With Basic mode, the gap is smaller because GA4’s modeling is less confident (no site-specific signals to train on), so the modeled additions are more conservative. But you also have less total data flowing into BigQuery because there are no cookieless pings at all.
Privacy Trade-offs
Advanced mode is more aggressive from a privacy perspective. It transmits data to Google’s servers before the user has consented. The data is anonymous (no cookies, no identifiers), but it’s still a data transmission. Some privacy-conscious organizations and DPAs (Data Protection Authorities) may consider this incompatible with strict interpretations of GDPR, particularly the principle that consent must be obtained before any data processing begins.
Basic mode is the safer choice from a strict compliance standpoint. Nothing fires until consent is explicitly granted. The trade-off is less data for modeling.
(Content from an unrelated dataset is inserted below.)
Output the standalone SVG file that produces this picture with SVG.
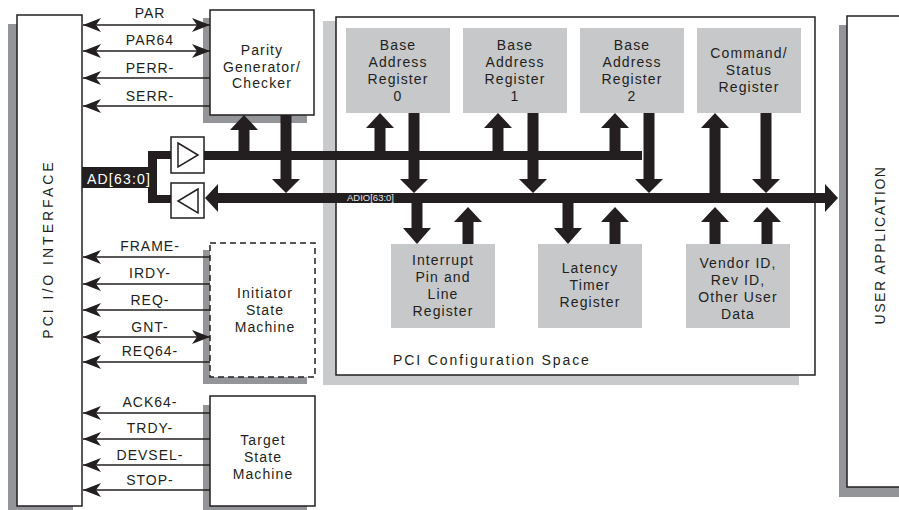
<svg xmlns="http://www.w3.org/2000/svg" width="899" height="510" viewBox="0 0 899 510">
<defs>
<style>
text{font-family:"Liberation Sans",Arial,sans-serif;fill:#231f20;}
.t{font-size:14px;letter-spacing:1.1px;text-anchor:middle;}
.sig{font-size:14px;letter-spacing:1px;text-anchor:middle;}
.box{fill:#fff;stroke:#231f20;stroke-width:1.5;}
.sh{fill:#939598;}
.lsh{fill:#c9cacc;}
.reg{fill:#c7c8ca;}
.ln{stroke:#231f20;stroke-width:1.5;fill:none;}
.blk{fill:#231f20;}
</style>
<marker id="ah" markerUnits="userSpaceOnUse" markerWidth="20" markerHeight="16" viewBox="-19 -8 20 16" refX="0" refY="0" orient="auto-start-reverse">
<path d="M0,0 L-18,-7 L-13,0 L-18,7 Z" fill="#231f20"/>
</marker>
</defs>
<rect width="899" height="510" fill="#fff"/>

<g id="pci-io">
<rect class="sh" x="8" y="24" width="65" height="491"/>
<rect class="box" x="17" y="15" width="65" height="491"/>
<text class="t" transform="translate(53,249) rotate(-90)" style="letter-spacing:3px">PCI I/O INTERFACE</text>
</g>

<g id="user-app">
<rect class="sh" x="839" y="25" width="70" height="472"/>
<rect class="box" x="847" y="16" width="70" height="471"/>
<text class="t" transform="translate(885,245) rotate(-90)" style="letter-spacing:1.6px">USER APPLICATION</text>
</g>

<g id="config-space">
<rect class="lsh" x="323" y="21" width="476" height="364"/>
<rect class="box" x="336" y="17" width="479" height="358"/>
<text x="393" y="365" style="font-size:14px;letter-spacing:1.9px">PCI Configuration Space</text>
</g>

<g id="parity">
<rect class="sh" x="203" y="18" width="104" height="105"/>
<rect class="box" x="210" y="10" width="104" height="105"/>
<text class="t" x="262" y="55">Parity</text>
<text class="t" x="262" y="72">Generator/</text>
<text class="t" x="262" y="88">Checker</text>
</g>

<g id="initiator">
<rect class="sh" x="203" y="250" width="104" height="134"/>
<rect class="box" x="210" y="243" width="105" height="134" stroke-dasharray="6 4"/>
<text class="t" x="265" y="298">Initiator</text>
<text class="t" x="265" y="315">State</text>
<text class="t" x="265" y="332">Machine</text>
</g>

<g id="target">
<rect class="sh" x="203" y="405" width="104" height="110"/>
<rect class="box" x="210" y="396" width="105" height="110"/>
<text class="t" x="263" y="445">Target</text>
<text class="t" x="263" y="462">State</text>
<text class="t" x="263" y="479">Machine</text>
</g>

<g id="bar0">
<rect class="reg" x="346" y="28" width="104" height="85"/>
<text class="t" x="398" y="50">Base</text>
<text class="t" x="398" y="67">Address</text>
<text class="t" x="398" y="84">Register</text>
<text class="t" x="398" y="101">0</text>
</g>
<g id="bar1">
<rect class="reg" x="463" y="28" width="104" height="85"/>
<text class="t" x="515" y="50">Base</text>
<text class="t" x="515" y="67">Address</text>
<text class="t" x="515" y="84">Register</text>
<text class="t" x="515" y="101">1</text>
</g>
<g id="bar2">
<rect class="reg" x="580" y="28" width="104" height="85"/>
<text class="t" x="632" y="50">Base</text>
<text class="t" x="632" y="67">Address</text>
<text class="t" x="632" y="84">Register</text>
<text class="t" x="632" y="101">2</text>
</g>
<g id="cmd-status">
<rect class="reg" x="697" y="28" width="104" height="85"/>
<text class="t" x="749" y="58">Command/</text>
<text class="t" x="749" y="75">Status</text>
<text class="t" x="749" y="92">Register</text>
</g>
<g id="interrupt">
<rect class="reg" x="391" y="244" width="104" height="84"/>
<text class="t" x="443" y="265">Interrupt</text>
<text class="t" x="443" y="282">Pin and</text>
<text class="t" x="443" y="299">Line</text>
<text class="t" x="443" y="316">Register</text>
</g>
<g id="latency">
<rect class="reg" x="538" y="244" width="104" height="84"/>
<text class="t" x="590" y="273">Latency</text>
<text class="t" x="590" y="290">Timer</text>
<text class="t" x="590" y="307">Register</text>
</g>
<g id="vendor">
<rect class="reg" x="686" y="244" width="104" height="84"/>
<text class="t" x="738" y="268">Vendor ID,</text>
<text class="t" x="738" y="285">Rev ID,</text>
<text class="t" x="738" y="302">Other User</text>
<text class="t" x="738" y="319">Data</text>
</g>

<g id="buffers">
<rect class="box" x="171" y="137" width="33" height="36"/>
<path class="ln" d="M178,143 L198,155 L178,167 Z"/>
<rect class="box" x="171" y="183" width="33" height="35"/>
<path class="ln" d="M198,189 L178,201 L198,213 Z"/>
</g>

<g id="connectors">
<!-- AD bracket and label -->
<path class="blk" d="M148,151 H171 V159 H157 V195 H171 V203 H148 Z"/>
<rect class="blk" x="82" y="167" width="75" height="21"/>
<text x="87" y="184" style="font-size:14px;letter-spacing:1.2px;fill:#fff">AD[63:0]</text>
<!-- top bus -->
<rect class="blk" x="204" y="151" width="438" height="9"/>
<!-- ADIO bus -->
<path class="blk" d="M205,198 L218,184 L218,193 L825,193 L825,184 L838,198 L825,212 L825,203 L218,203 L218,212 Z"/>
<text x="347" y="201" style="font-size:9.5px;fill:#e6e6e6">ADIO[63:0]</text>

<!-- block arrows: up (tip at top) -->
<path class="blk" d="M244,115 L258,130 L249.5,130 L249.5,155 L238.5,155 L238.5,130 L230,130 Z"/>
<path class="blk" d="M380,113 L394,128 L385.5,128 L385.5,155 L374.5,155 L374.5,128 L366,128 Z"/>
<path class="blk" d="M498,113 L512,128 L503.5,128 L503.5,155 L492.5,155 L492.5,128 L484,128 Z"/>
<path class="blk" d="M615,113 L629,128 L620.5,128 L620.5,155 L609.5,155 L609.5,128 L601,128 Z"/>
<path class="blk" d="M715,113 L729,128 L720.5,128 L720.5,198 L709.5,198 L709.5,128 L701,128 Z"/>
<!-- block arrows: down (tip at bottom) -->
<path class="blk" d="M286,193 L300,179 L291.5,179 L291.5,115 L280.5,115 L280.5,179 L272,179 Z"/>
<path class="blk" d="M414,193 L428,179 L419.5,179 L419.5,113 L408.5,113 L408.5,179 L400,179 Z"/>
<path class="blk" d="M533,193 L547,179 L538.5,179 L538.5,113 L527.5,113 L527.5,179 L519,179 Z"/>
<path class="blk" d="M649,193 L663,179 L654.5,179 L654.5,113 L643.5,113 L643.5,179 L635,179 Z"/>
<path class="blk" d="M766,193 L780,179 L771.5,179 L771.5,113 L760.5,113 L760.5,179 L752,179 Z"/>
<!-- below bus: down arrows into boxes -->
<path class="blk" d="M417,244 L431,228 L422.5,228 L422.5,203 L411.5,203 L411.5,228 L403,228 Z"/>
<path class="blk" d="M568,244 L582,228 L573.5,228 L573.5,203 L562.5,203 L562.5,228 L554,228 Z"/>
<!-- below bus: up arrows out of boxes -->
<path class="blk" d="M468,207 L482,222 L473.5,222 L473.5,244 L462.5,244 L462.5,222 L454,222 Z"/>
<path class="blk" d="M615,207 L629,222 L620.5,222 L620.5,244 L609.5,244 L609.5,222 L601,222 Z"/>
<path class="blk" d="M715,207 L729,222 L720.5,222 L720.5,244 L709.5,244 L709.5,222 L701,222 Z"/>
<path class="blk" d="M767,207 L781,222 L772.5,222 L772.5,244 L761.5,244 L761.5,222 L753,222 Z"/>

<!-- parity signals -->
<line class="ln" x1="210" y1="25" x2="83" y2="25" marker-start="url(#ah)" marker-end="url(#ah)"/>
<line class="ln" x1="210" y1="51" x2="83" y2="51" marker-start="url(#ah)" marker-end="url(#ah)"/>
<line class="ln" x1="210" y1="78" x2="83" y2="78" marker-end="url(#ah)"/>
<line class="ln" x1="210" y1="106" x2="83" y2="106" marker-end="url(#ah)"/>
<!-- initiator signals -->
<line class="ln" x1="210" y1="257" x2="83" y2="257" marker-end="url(#ah)"/>
<line class="ln" x1="210" y1="284" x2="83" y2="284" marker-end="url(#ah)"/>
<line class="ln" x1="210" y1="310" x2="83" y2="310" marker-end="url(#ah)"/>
<line class="ln" x1="210" y1="337" x2="83" y2="337" marker-start="url(#ah)" marker-end="url(#ah)"/>
<line class="ln" x1="210" y1="362" x2="83" y2="362" marker-end="url(#ah)"/>
<!-- target signals -->
<line class="ln" x1="210" y1="413" x2="83" y2="413" marker-end="url(#ah)"/>
<line class="ln" x1="210" y1="439" x2="83" y2="439" marker-end="url(#ah)"/>
<line class="ln" x1="210" y1="465" x2="83" y2="465" marker-end="url(#ah)"/>
<line class="ln" x1="210" y1="490" x2="83" y2="490" marker-end="url(#ah)"/>

<text class="sig" x="150" y="18">PAR</text>
<text class="sig" x="150" y="45">PAR64</text>
<text class="sig" x="150" y="73">PERR-</text>
<text class="sig" x="150" y="101">SERR-</text>
<text class="sig" x="150" y="251">FRAME-</text>
<text class="sig" x="150" y="278">IRDY-</text>
<text class="sig" x="150" y="305">REQ-</text>
<text class="sig" x="150" y="332">GNT-</text>
<text class="sig" x="150" y="356">REQ64-</text>
<text class="sig" x="150" y="407">ACK64-</text>
<text class="sig" x="150" y="433">TRDY-</text>
<text class="sig" x="150" y="460">DEVSEL-</text>
<text class="sig" x="150" y="485">STOP-</text>
</g>
</svg>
Most implementations in practice use Advanced mode. Google’s own documentation recommends it, and the major CMPs default to it when Consent Mode is enabled. But the choice should be documented and reviewed by your legal or privacy team, not made purely on technical grounds.
Choosing Between Them
The decision framework is straightforward:
Choose Advanced mode when:
- Your site meets the modeling traffic thresholds (or is close to them)
- Your legal/privacy team is comfortable with cookieless pings before consent
- Conversion modeling accuracy is important for your advertising spend decisions
Choose Basic mode when:
- You operate under strict privacy requirements or DPA guidance that prohibits pre-consent data transmission
- Your site traffic is low enough that modeling thresholds won’t be met anyway
- You don’t run Google Ads and conversion modeling isn’t relevant
For sites with moderate traffic, some advertising, and no strong legal opinion either way, Advanced mode is the common default. The additional data signals benefit conversion modeling, and the privacy risk of cookieless pre-consent pings is widely accepted in industry practice.
December 2025: An Additional Layer
In December 2025, Google added data transmission controls to Google Tag settings that Simo Ahava described as “basically a Basic Consent Mode type control on top of an Advanced Consent Mode setup.” This means Google is layering additional server-side consent enforcement over what client-side implementations send. Even if your implementation uses Advanced mode, Google may apply additional server-side restrictions.
The direction is clear: consent controls will get stricter, not looser. An implementation that works today needs ongoing maintenance as Google tightens enforcement.